And I tried not to make it too hodgepodge.
I mean, to have a souffle with kimchi is sort of like, OK,
who are you?
FEMALE SPEAKER: That's actually another question I
had, is that the recipes are
diverse, but they're connected.
And I'm just curious about how you approached putting
together, curating if you will, this
collection of recipes.
ALEX GUARNASCHELLI: Yeah, my mother cooked a
lot of French food.
She cooked from all of Julia Child's books, and Craig
Claiborne, and Dione Lucas, and James Beard.
To just such a point where we would sit down and my mom
would say, Julia says this tastes like this.
And I'm like, mom, the padded van is always parked outside
if things get bad.
But she lived and breathed these--
I'll call them characters because I think that their
recipes in their books sort of added powder and made you feel
as if there was an actual person or form that took shape
in your own kitchen.
So she lived with these characters.
And the food that I ate, I'd have to say, was fundamentally
French in technique and in style.
And I think that's why I ended up going to France.
Because I felt that that was where I thought I could really
learn how to cook, or build the
building blocks of cooking.
So the food here is actually closet French.
And then I hang American things on it.
It's a French tree with American ornaments.
FEMALE SPEAKER: That's kind of awesome.
So in the book, there's a line that I loved.
It says you do not need a well-stocked kitchen.
Whatever equipment you gravitate towards is what you
should have.
I loved that.
Because people are like, you need this and this and this.
Or maybe it's just me being like, oh, I want
this, and I want this.
And, oh, I should have everything.
But I love that it's like, no, it's whatever
you gravitate towards.
For me, I guess it's everything.
But I'm curious, what do you gravitate towards?
ALEX GUARNASCHELLI: My kitchen's so embarrassing.

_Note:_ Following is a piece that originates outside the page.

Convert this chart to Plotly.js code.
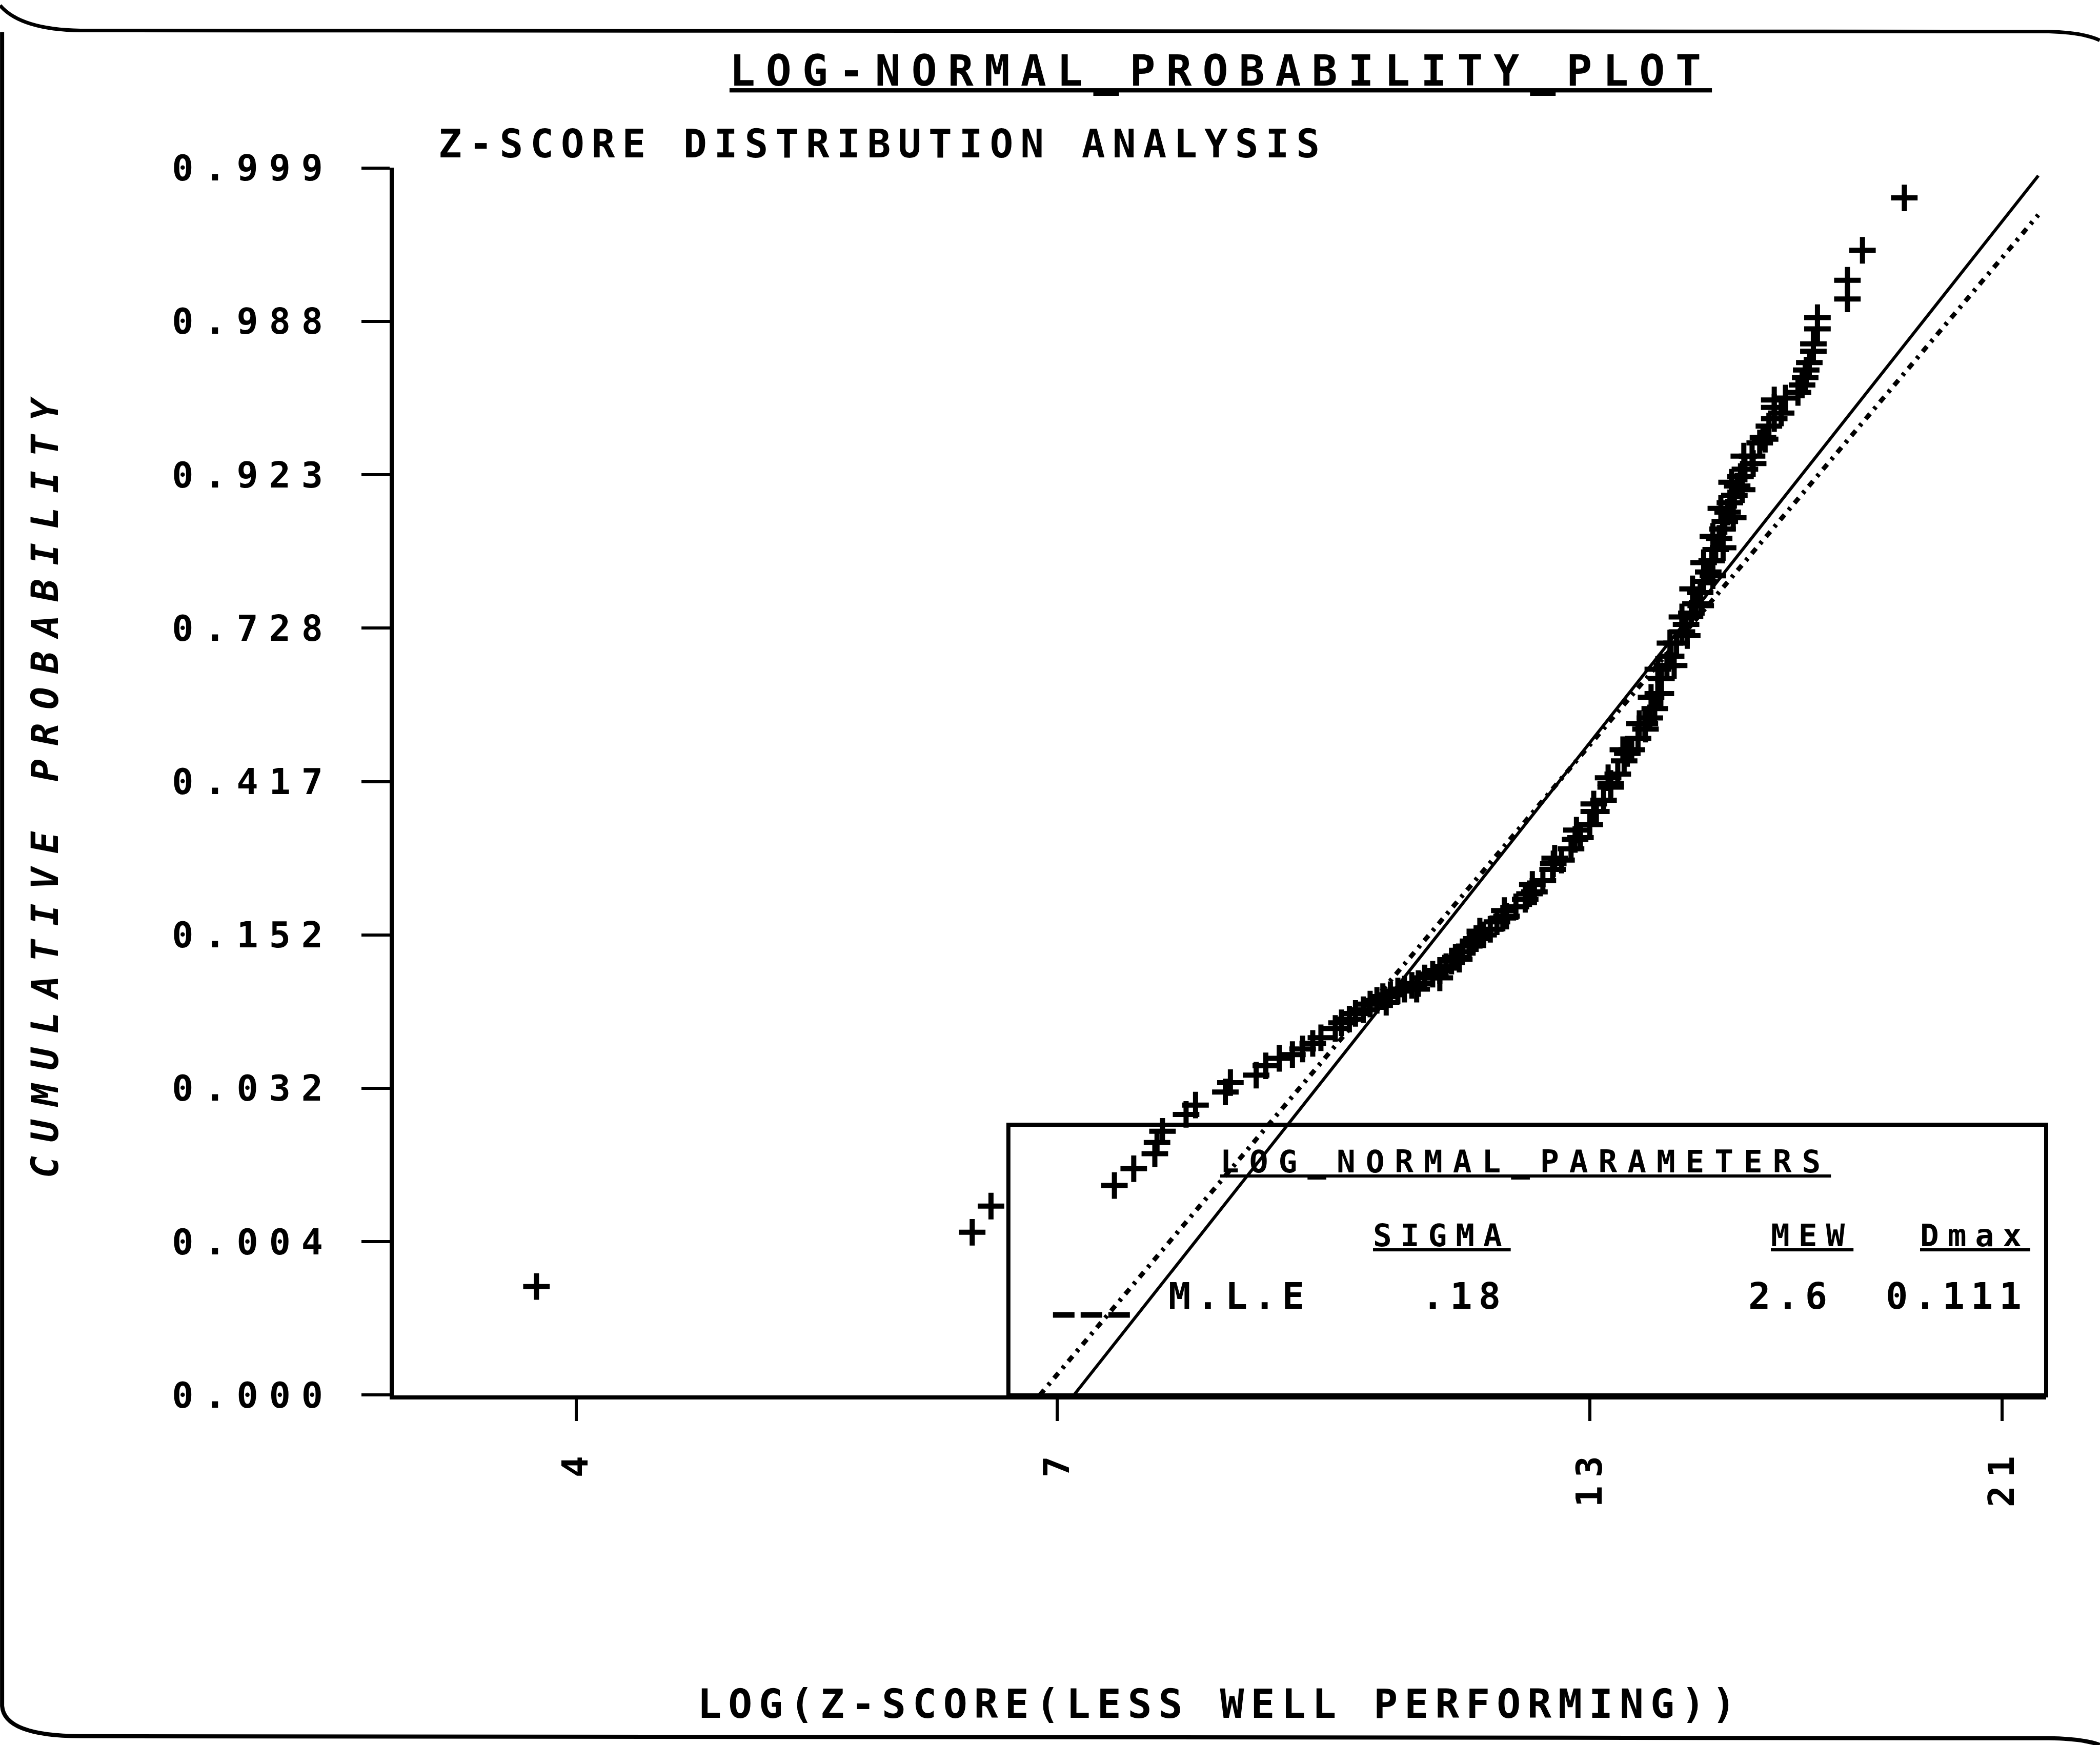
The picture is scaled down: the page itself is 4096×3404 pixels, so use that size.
<!DOCTYPE html>
<html>
<head>
<meta charset="utf-8">
<script src="https://cdn.plot.ly/plotly-3.0.1.min.js"></script>
<style>
  html, body { margin: 0; padding: 0; background: #fff; }
  #chart { width: 4096px; height: 3404px; }
</style>
</head>
<body>
<div id="chart"></div>
<script>
// Ranked z-scores of the less well performing group (x, log scale)
const zScore = [3.82, 6.34, 6.48, 7.48, 7.65, 7.84, 7.86, 7.91, 8.13, 8.22, 8.51, 8.56, 8.82, 8.92, 9.06, 9.20, 9.31, 9.42, 9.51, 9.67,
  9.74, 9.83, 9.90, 9.99, 10.07, 10.15, 10.22, 10.26, 10.31, 10.40, 10.48, 10.57, 10.63, 10.65, 10.73, 10.83, 10.92, 10.92, 11.00, 11.07,
  11.12, 11.17, 11.21, 11.30, 11.35, 11.39, 11.44, 11.49, 11.58, 11.67, 11.75, 11.77, 11.80, 11.93, 12.06, 12.12, 12.16, 12.19, 12.31, 12.45,
  12.46, 12.48, 12.58, 12.72, 12.78, 12.80, 12.86, 13.00, 13.06, 13.06, 13.10, 13.21, 13.28, 13.32, 13.32, 13.43, 13.51, 13.53, 13.58, 13.65,
  13.75, 13.77, 13.86, 13.87, 13.94, 13.96, 14.02, 14.07, 14.07, 14.12, 14.13, 14.22, 14.27, 14.29, 14.34, 14.38, 14.47, 14.47, 14.54, 14.56,
  14.63, 14.65, 14.70, 14.78, 14.79, 14.84, 14.84, 14.92, 14.98, 15.00, 15.00, 15.05, 15.11, 15.14, 15.17, 15.18, 15.21, 15.26, 15.30, 15.33,
  15.36, 15.38, 15.43, 15.49, 15.52, 15.55, 15.57, 15.70, 15.72, 15.84, 15.90, 15.94, 16.01, 16.11, 16.11, 16.11, 16.24, 16.32, 16.56, 16.64,
  16.70, 16.72, 16.78, 16.86, 16.86, 16.94, 16.94, 17.54, 17.54, 17.85, 18.74];

// Normal scores of their cumulative probabilities (y, probability scale)
const normalScore = [-2.89, -2.60, -2.46, -2.35, -2.26, -2.18, -2.12, -2.06, -1.97, -1.92, -1.85, -1.80, -1.76, -1.71, -1.67, -1.65, -1.62, -1.59, -1.56, -1.51,
  -1.48, -1.46, -1.43, -1.41, -1.38, -1.36, -1.34, -1.37, -1.33, -1.31, -1.30, -1.28, -1.30, -1.27, -1.24, -1.22, -1.20, -1.24, -1.18, -1.15,
  -1.13, -1.14, -1.10, -1.07, -1.05, -1.03, -0.99, -1.01, -0.98, -0.94, -0.92, -0.88, -0.91, -0.86, -0.82, -0.79, -0.74, -0.78, -0.72, -0.66,
  -0.63, -0.60, -0.61, -0.55, -0.50, -0.45, -0.49, -0.42, -0.35, -0.31, -0.35, -0.29, -0.17, -0.22, -0.20, -0.15, -0.02, -0.08, -0.04, -0.02,
  0.04, 0.12, 0.12, 0.09, 0.15, 0.26, 0.20, 0.28, 0.41, 0.28, 0.36, 0.43, 0.55, 0.48, 0.43, 0.55, 0.61, 0.69, 0.65, 0.59,
  0.71, 0.84, 0.76, 0.82, 0.75, 0.88, 0.98, 0.93, 0.99, 0.91, 1.12, 1.05, 1.11, 1.27, 1.16, 1.06, 1.20, 1.25, 1.30, 1.41,
  1.22, 1.34, 1.39, 1.44, 1.37, 1.55, 1.48, 1.55, 1.51, 1.62, 1.65, 1.64, 1.71, 1.75, 1.81, 1.85, 1.78, 1.86, 1.89, 1.93,
  1.97, 2.01, 2.05, 2.11, 2.15, 2.23, 2.29, 2.39, 2.49, 2.65, 2.93];

// Probability-axis labels, top to bottom, and score-axis ticks
const probTickLabels = ['0.999', '0.988', '0.923', '0.728', '0.417', '0.152', '0.032', '0.004', '0.000'];
const scoreTicks = [4, 7, 13, 21];

// Fitted log-normal parameters
const MLE_SIGMA = 0.184;
const MLE_MEW = 2.564;
const MLE_DMAX = 0.111;
const REF_SIGMA = 0.172;
const REF_MEW = 2.562;
const FIT_X_END = 21.9;

// ---- layout geometry (window pixels) ----
const W = 4096, H = 3404;
const PLOT_L = 768, PLOT_R = 3991.5, PLOT_T = 326.5, PLOT_B = 2722;
const px2x = v => (v - PLOT_L) / (PLOT_R - PLOT_L);
const px2y = v => (PLOT_B - v) / (PLOT_B - PLOT_T);
const P = (wx, wy) => px2x(wx).toFixed(5) + ',' + px2y(wy).toFixed(5);
const spaced = (t, ls) => '<span style="letter-spacing:' + ls + 'px">' + t + '</span>';
const MONO = '"DejaVu Sans Mono", "Liberation Mono", monospace';
const font = (size, extra) => Object.assign({ family: MONO, size: size, color: '#000', weight: 'bold' }, extra || {});

// probability ticks sit at equal normal-score steps
const Z_TOP = 3.09, Z_STEP = 0.82;
const probTickVals = probTickLabels.map((_, i) => Z_TOP - i * Z_STEP);
const Z_BOTTOM = probTickVals[probTickVals.length - 1];

function fitLine(mew, sigma) {
  const xStart = Math.exp(mew + sigma * Z_BOTTOM);
  return { x: [xStart, FIT_X_END], y: [Z_BOTTOM, (Math.log(FIT_X_END) - mew) / sigma] };
}
const mleLine = fitLine(MLE_MEW, MLE_SIGMA);
const refLine = fitLine(REF_MEW, REF_SIGMA);

const traces = [
  {
    type: 'scatter', mode: 'lines', x: refLine.x, y: refLine.y,
    line: { color: '#000', width: 6 }, hoverinfo: 'skip'
  },
  {
    type: 'scatter', mode: 'lines', x: mleLine.x, y: mleLine.y,
    line: { color: '#000', width: 9, dash: '13px,12px,6px,12px' }, hoverinfo: 'skip'
  },
  {
    type: 'scatter', mode: 'markers', x: zScore, y: normalScore,
    marker: { symbol: 'cross-thin', size: 37, color: '#000', line: { color: '#000', width: 10 } }
  }
];

const sigmaText = MLE_SIGMA.toFixed(2).replace(/^0/, '');
const mewText = MLE_MEW.toFixed(1);
const dmaxText = MLE_DMAX.toFixed(3);

const hdrFont = font(61);
const rowFont = font(72);
const ann = (text, wx, wy, xanchor, f) => ({
  text: text, x: px2x(wx), y: px2y(wy), xref: 'paper', yref: 'paper',
  xanchor: xanchor, yanchor: 'middle', showarrow: false, font: f, borderpad: 0
});

const annotations = [
  ann(spaced('Z-SCORE DISTRIBUTION ANALYSIS', 14), 854, 280, 'left', font(76)),
  ann(spaced('<u>LOG_NORMAL_PARAMETERS</u>', 20), 2379, 2265, 'left', hdrFont),
  ann(spaced('<u>SIGMA</u>', 17), 2948, 2409, 'right', hdrFont),
  ann(spaced('<u>MEW</u>', 17), 3616, 2409, 'right', hdrFont),
  ann(spaced('<u>Dmax</u>', 17), 3961, 2409, 'right', hdrFont),
  ann(spaced('M.L.E', 12), 2278, 2528, 'left', rowFont),
  ann(spaced(sigmaText, 12), 2940, 2528, 'right', rowFont),
  ann(spaced(mewText, 12), 3577, 2528, 'right', rowFont),
  ann(spaced(dmaxText, 12), 3956, 2528, 'right', rowFont)
];

const shapes = [
  // parameter box
  { type: 'rect', xref: 'paper', yref: 'paper', x0: px2x(1967), x1: 1, y0: 0, y1: px2y(2194),
    line: { color: '#000', width: 8 }, fillcolor: 'rgba(0,0,0,0)' },
  // legend sample for the M.L.E line
  { type: 'line', xref: 'paper', yref: 'paper', x0: px2x(2054), x1: px2x(2212), y0: px2y(2565), y1: px2y(2565),
    line: { color: '#000', width: 11, dash: '42px,12px' } },
  // page frame
  { type: 'path', xref: 'paper', yref: 'paper',
    path: 'M' + P(0, 10) + ' Q' + P(40, 57) + ' ' + P(157, 59) + ' L' + P(3997, 61) + ' Q' + P(4064, 63) + ' ' + P(4096, 78),
    line: { color: '#000', width: 7 } },
  { type: 'path', xref: 'paper', yref: 'paper',
    path: 'M' + P(4, 62) + ' L' + P(4, 3328) + ' Q' + P(8, 3386) + ' ' + P(157, 3387) + ' L' + P(3997, 3391) + ' Q' + P(4065, 3392) + ' ' + P(4096, 3404),
    line: { color: '#000', width: 8 } }
];

const layout = {
  width: W, height: H,
  margin: { l: PLOT_L, r: W - PLOT_R, t: PLOT_T, b: H - PLOT_B, pad: 0 },
  paper_bgcolor: '#fff', plot_bgcolor: '#fff',
  showlegend: false,
  font: { family: MONO, color: '#000' },
  title: {
    text: spaced('<u>LOG-NORMAL_PROBABILITY_PLOT</u>', 21),
    font: font(83),
    xref: 'container', yref: 'container',
    x: 2381 / W, xanchor: 'center',
    y: 1 - 138 / H, yanchor: 'middle'
  },
  xaxis: {
    type: 'log', range: [0.510, 1.3444], autorange: false,
    tickmode: 'array', tickvals: scoreTicks, ticktext: scoreTicks.map(v => spaced(String(v), 16)),
    tickangle: -90, ticks: 'outside', ticklen: 42, tickwidth: 6, tickcolor: '#000',
    tickfont: font(70), ticklabelstandoff: 24,
    showline: true, linewidth: 8, linecolor: '#000',
    showgrid: false, zeroline: false, automargin: false,
    title: {
      text: spaced('LOG(Z-SCORE(LESS WELL PERFORMING))', 13),
      font: font(78), standoff: 360
    }
  },
  yaxis: {
    range: [Z_BOTTOM - 0.002, Z_TOP + 0.002], autorange: false,
    tickmode: 'array', tickvals: probTickVals, ticktext: probTickLabels.map(t => spaced(t, 21)),
    ticks: 'outside', ticklen: 55, tickwidth: 6, tickcolor: '#000',
    tickfont: font(70), ticklabelstandoff: 40,
    showline: true, linewidth: 8, linecolor: '#000',
    showgrid: false, zeroline: false, automargin: false,
    title: {
      text: spaced('CUMULATIVE PROBABILITY', 27),
      font: font(72, { style: 'italic' }), standoff: 201
    }
  },
  shapes: shapes,
  annotations: annotations
};

Plotly.newPlot('chart', traces, layout, { staticPlot: true, displayModeBar: false });
</script>
</body>
</html>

I don't have a nice kitchen at home.
And I kind of like that.
It kind of takes the pressure off.
I know this is where you think I say I have a Viking and a
Sub-Zero and all this other stuff.
And I actually don't.
I have like a GE 1960s thing, ovens.
My mother had the same one when I was growing up.
So I think there's that.
But what do I gravitate towards?
I probably have 200 or 300 knives at home
in boxes and drawers.
I mean, you've got to figure that's normal, right?
I mean, it feels normal to me.
I'd been given many knives.
I've been sent many knives.
I've bought many knives.
I've bought knives of people that I've admired thinking
that if I had their knife, I would be like we them.
Do you ever do that?
Like, if you put on a Superman costume, you are Superman?
Not if you get it at the Duane Reade, probably not.
So I have a lot of knives.
And I like knives.
But the ones I like are probably the ones I recommend,
the Sabatier, which is like $6.
That paring knife, honestly, when I compete in kitchen
stadium on Iron Chef, I take two of those with me.
And I have one on either side.
Because when you're nervous, you know, you--
it's like when you're searching for
a pen at your desk.
If you have an important call, I mean, I'm the type I'll put
pens all over my desk.
So that I'm like, uh-huh, I know I can grab anywhere and
there's a pen.
This knife is like my Woobee.
It's like the lioness, like the blanket.
So I have at least two of those at all times.
I like a microplane grater a lot.
I think you can microplane anything--
not human beings, but other things.
I think a Vita-Prep blender.
It's expensive.
It's the one indulgence I believe in.
And then just that weird accumulation.
I like All-Clad pans a lot--
not the fancy ones with the copper this, that, the other--
just that straight-up stainless steel.
And I like a cast iron skillet.
That's probably all I really need to function.
But, boy, do I have--
I mean, I have a sea urchin cutter.
I have a quail egg crimper.
I mean, I have boxes of stuff.
And I open it up, and I'm like what, like, really?
I have eight different cheese wires.
What's wrong with me?
But I in my actual kitchen, I try to keep it to a dull roar.
FEMALE SPEAKER: I can only imagine what kind of roars
come out of that kitchen.
So writing this cookbook, I always like to ask-- maybe not
passion, but discovery--
so what was your favorite discovery?
Or a strong moment you had during the writing this book,
the creation of this book?
ALEX GUARNASCHELLI: I didn't.
I don't think I had any.
FEMALE SPEAKER: You just went for it?
ALEX GUARNASCHELLI: It's embarrassing, but honest.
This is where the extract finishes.